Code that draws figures

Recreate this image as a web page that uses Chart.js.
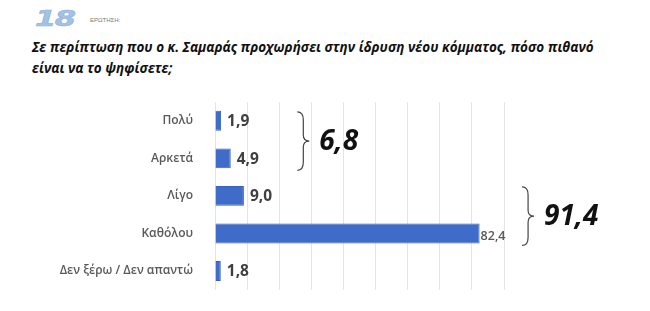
<!DOCTYPE html>
<html>
<head>
<meta charset="utf-8">
<script src="https://cdn.jsdelivr.net/npm/chart.js@4"></script>
<style>
  html, body { margin: 0; padding: 0; background: #fff; }
  #wrap { position: relative; width: 650px; height: 311px; overflow: hidden; }
  #num { position: absolute; left: 35px; top: 7px; font: italic 900 21px "DejaVu Sans", sans-serif; color: #a3c2e6; transform: scaleX(1.45); transform-origin: left top; letter-spacing: -1px; -webkit-text-stroke: 0.6px #8fb2dc; }
  #q { position: absolute; left: 90px; top: 17px; font: 6px "Liberation Sans", sans-serif; color: #777; }
  #title { position: absolute; left: 32px; top: 37px; width: 610px; font: italic bold 13.5px "Open Sans", sans-serif; color: #111; line-height: 21px; }
  canvas { position: absolute; left: 0; top: 0; }
</style>
</head>
<body>
<div id="wrap">
  <div id="num">18</div>
  <div id="q">ΕΡΩΤΗΣΗ:</div>
  <div id="title">Σε περίπτωση που ο κ. Σαμαράς προχωρήσει στην ίδρυση νέου κόμματος, πόσο πιθανό<br>είναι να το ψηφίσετε;</div>
  <canvas id="myChart" width="650" height="311"></canvas>
</div>
<script>
// answers and percentages
const categories = ['Πολύ', 'Αρκετά', 'Λίγο', 'Καθόλου', 'Δεν ξέρω / Δεν απαντώ'];
const values = [1.9, 4.9, 9.0, 82.4, 1.8];
const xTicks = [0, 10, 20, 30, 40, 50, 60, 70, 80, 90];

// grouped totals shown with braces
const groupTotals = ['6,8', '91,4'];
const groupFrom = [0, 2];
const groupTo = [1, 3];

const fmt = v => v.toFixed(1).replace('.', ',');

// value labels next to each bar
const barLabels = {
	id: 'barLabels',
	afterDatasetsDraw(chart){
		const ctx = chart.ctx;
		const meta = chart.getDatasetMeta(0);
		ctx.save();
		ctx.textBaseline = 'middle';
		meta.data.forEach((bar, i)=>{
			if(values[i] > 50){
				ctx.font = '600 12.5px "Open Sans", sans-serif';
				ctx.fillStyle = '#595959';
				ctx.fillText(fmt(values[i]), bar.x + 1, bar.y + 3);
			} else {
				ctx.font = 'bold 15.5px "Open Sans", sans-serif';
				ctx.fillStyle = '#404040';
				ctx.fillText(fmt(values[i]), bar.x + 6, bar.y + 1);
			}
		});
		ctx.restore();
	}
}

// curly braces with group totals
const braces = {
	id: 'braces',
	afterDraw(chart, args, opts){
		const ctx = chart.ctx;
		const xs = chart.scales.x, ys = chart.scales.y;
		ctx.save();
		groupTotals.forEach((txt, g)=>{
			const x = xs.getPixelForValue(opts.at[g]);
			const top = ys.getPixelForValue(groupFrom[g]) - opts.above;
			const bot = ys.getPixelForValue(groupTo[g]) + opts.below;
			const mid = (top + bot) / 2;
			const w = 6;
			ctx.beginPath();
			ctx.strokeStyle = '#444';
			ctx.lineWidth = 1.2;
			ctx.moveTo(x - w, top);
			ctx.quadraticCurveTo(x, top, x, top + 8);
			ctx.lineTo(x, mid - 6);
			ctx.quadraticCurveTo(x, mid, x + w, mid);
			ctx.quadraticCurveTo(x, mid, x, mid + 6);
			ctx.lineTo(x, bot - 8);
			ctx.quadraticCurveTo(x, bot, x - w, bot);
			ctx.stroke();
			ctx.font = 'italic bold 28px "Open Sans", sans-serif';
			ctx.fillStyle = '#111';
			ctx.textBaseline = 'middle';
			ctx.fillText(txt, x + 16, mid + 1);
		});
		ctx.restore();
	}
}

const ctx = document.getElementById('myChart');
const myChart = new Chart(ctx, {
	type: 'bar',
	data: {
		labels: categories,
		datasets: [{
			data: values,
			backgroundColor: '#3f6cc8',
			borderColor: '#3461bd',
			borderWidth: 1,
			barPercentage: 0.53,
			categoryPercentage: 1
		}]
	},
	options: {
		indexAxis: 'y',
		responsive: false,
		animation: false,
		layout: { padding: { top: 102, right: 146, bottom: 19, left: 0 } },
		plugins: {
			legend: { display: false },
			tooltip: { enabled: false },
			braces: { at: [27.5, 97.5], above: 9, below: 12 }
		},
		scales: {
			x: {
				min: 0,
				max: 90,
				afterBuildTicks: s => { s.ticks = xTicks.map(v => ({ value: v })); },
				ticks: { display: false },
				grid: { color: '#e4e4e4', drawTicks: false },
				border: { display: false }
			},
			y: {
				afterFit: s => { s.width = 215; },
				grid: { display: false },
				border: { display: false },
				ticks: {
					padding: 14,
					color: '#595959',
					font: { family: '"Open Sans", sans-serif', size: 12, weight: '600' }
				}
			}
		}
	},
	plugins: [barLabels, braces]
});
</script>
</body>
</html>
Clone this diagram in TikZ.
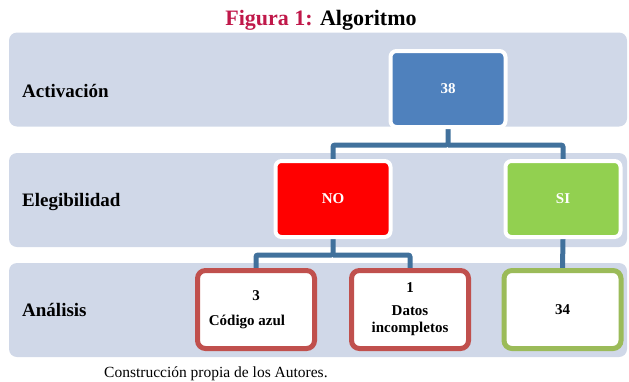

### BRIEF
Restate each line of the records exactly; pictures do not belong in the copy.

### ANSWER IN FULL
Recreate this image as a web page that uses Chart.js.
<!DOCTYPE html>
<html>
<head>
<meta charset="utf-8">
<script src="https://cdn.jsdelivr.net/npm/chart.js@4"></script>
<style>
  html, body { margin: 0; padding: 0; background: #fff; }
  #wrap { position: relative; width: 650px; height: 311px; overflow: hidden; }
  #num { position: absolute; left: 35px; top: 7px; font: italic 900 21px "DejaVu Sans", sans-serif; color: #a3c2e6; transform: scaleX(1.45); transform-origin: left top; letter-spacing: -1px; -webkit-text-stroke: 0.6px #8fb2dc; }
  #q { position: absolute; left: 90px; top: 17px; font: 6px "Liberation Sans", sans-serif; color: #777; }
  #title { position: absolute; left: 32px; top: 37px; width: 610px; font: italic bold 13.5px "Open Sans", sans-serif; color: #111; line-height: 21px; }
  canvas { position: absolute; left: 0; top: 0; }
</style>
</head>
<body>
<div id="wrap">
  <div id="num">18</div>
  <div id="q">ΕΡΩΤΗΣΗ:</div>
  <div id="title">Σε περίπτωση που ο κ. Σαμαράς προχωρήσει στην ίδρυση νέου κόμματος, πόσο πιθανό<br>είναι να το ψηφίσετε;</div>
  <canvas id="myChart" width="650" height="311"></canvas>
</div>
<script>
// answers and percentages
const categories = ['Πολύ', 'Αρκετά', 'Λίγο', 'Καθόλου', 'Δεν ξέρω / Δεν απαντώ'];
const values = [1.9, 4.9, 9.0, 82.4, 1.8];
const xTicks = [0, 10, 20, 30, 40, 50, 60, 70, 80, 90];

// grouped totals shown with braces
const groupTotals = ['6,8', '91,4'];
const groupFrom = [0, 2];
const groupTo = [1, 3];

const fmt = v => v.toFixed(1).replace('.', ',');

// value labels next to each bar
const barLabels = {
	id: 'barLabels',
	afterDatasetsDraw(chart){
		const ctx = chart.ctx;
		const meta = chart.getDatasetMeta(0);
		ctx.save();
		ctx.textBaseline = 'middle';
		meta.data.forEach((bar, i)=>{
			if(values[i] > 50){
				ctx.font = '600 12.5px "Open Sans", sans-serif';
				ctx.fillStyle = '#595959';
				ctx.fillText(fmt(values[i]), bar.x + 1, bar.y + 3);
			} else {
				ctx.font = 'bold 15.5px "Open Sans", sans-serif';
				ctx.fillStyle = '#404040';
				ctx.fillText(fmt(values[i]), bar.x + 6, bar.y + 1);
			}
		});
		ctx.restore();
	}
}

// curly braces with group totals
const braces = {
	id: 'braces',
	afterDraw(chart, args, opts){
		const ctx = chart.ctx;
		const xs = chart.scales.x, ys = chart.scales.y;
		ctx.save();
		groupTotals.forEach((txt, g)=>{
			const x = xs.getPixelForValue(opts.at[g]);
			const top = ys.getPixelForValue(groupFrom[g]) - opts.above;
			const bot = ys.getPixelForValue(groupTo[g]) + opts.below;
			const mid = (top + bot) / 2;
			const w = 6;
			ctx.beginPath();
			ctx.strokeStyle = '#444';
			ctx.lineWidth = 1.2;
			ctx.moveTo(x - w, top);
			ctx.quadraticCurveTo(x, top, x, top + 8);
			ctx.lineTo(x, mid - 6);
			ctx.quadraticCurveTo(x, mid, x + w, mid);
			ctx.quadraticCurveTo(x, mid, x, mid + 6);
			ctx.lineTo(x, bot - 8);
			ctx.quadraticCurveTo(x, bot, x - w, bot);
			ctx.stroke();
			ctx.font = 'italic bold 28px "Open Sans", sans-serif';
			ctx.fillStyle = '#111';
			ctx.textBaseline = 'middle';
			ctx.fillText(txt, x + 16, mid + 1);
		});
		ctx.restore();
	}
}

const ctx = document.getElementById('myChart');
const myChart = new Chart(ctx, {
	type: 'bar',
	data: {
		labels: categories,
		datasets: [{
			data: values,
			backgroundColor: '#3f6cc8',
			borderColor: '#3461bd',
			borderWidth: 1,
			barPercentage: 0.53,
			categoryPercentage: 1
		}]
	},
	options: {
		indexAxis: 'y',
		responsive: false,
		animation: false,
		layout: { padding: { top: 102, right: 146, bottom: 19, left: 0 } },
		plugins: {
			legend: { display: false },
			tooltip: { enabled: false },
			braces: { at: [27.5, 97.5], above: 9, below: 12 }
		},
		scales: {
			x: {
				min: 0,
				max: 90,
				afterBuildTicks: s => { s.ticks = xTicks.map(v => ({ value: v })); },
				ticks: { display: false },
				grid: { color: '#e4e4e4', drawTicks: false },
				border: { display: false }
			},
			y: {
				afterFit: s => { s.width = 215; },
				grid: { display: false },
				border: { display: false },
				ticks: {
					padding: 14,
					color: '#595959',
					font: { family: '"Open Sans", sans-serif', size: 12, weight: '600' }
				}
			}
		}
	},
	plugins: [barLabels, braces]
});
</script>
</body>
</html>
Clone this diagram in TikZ.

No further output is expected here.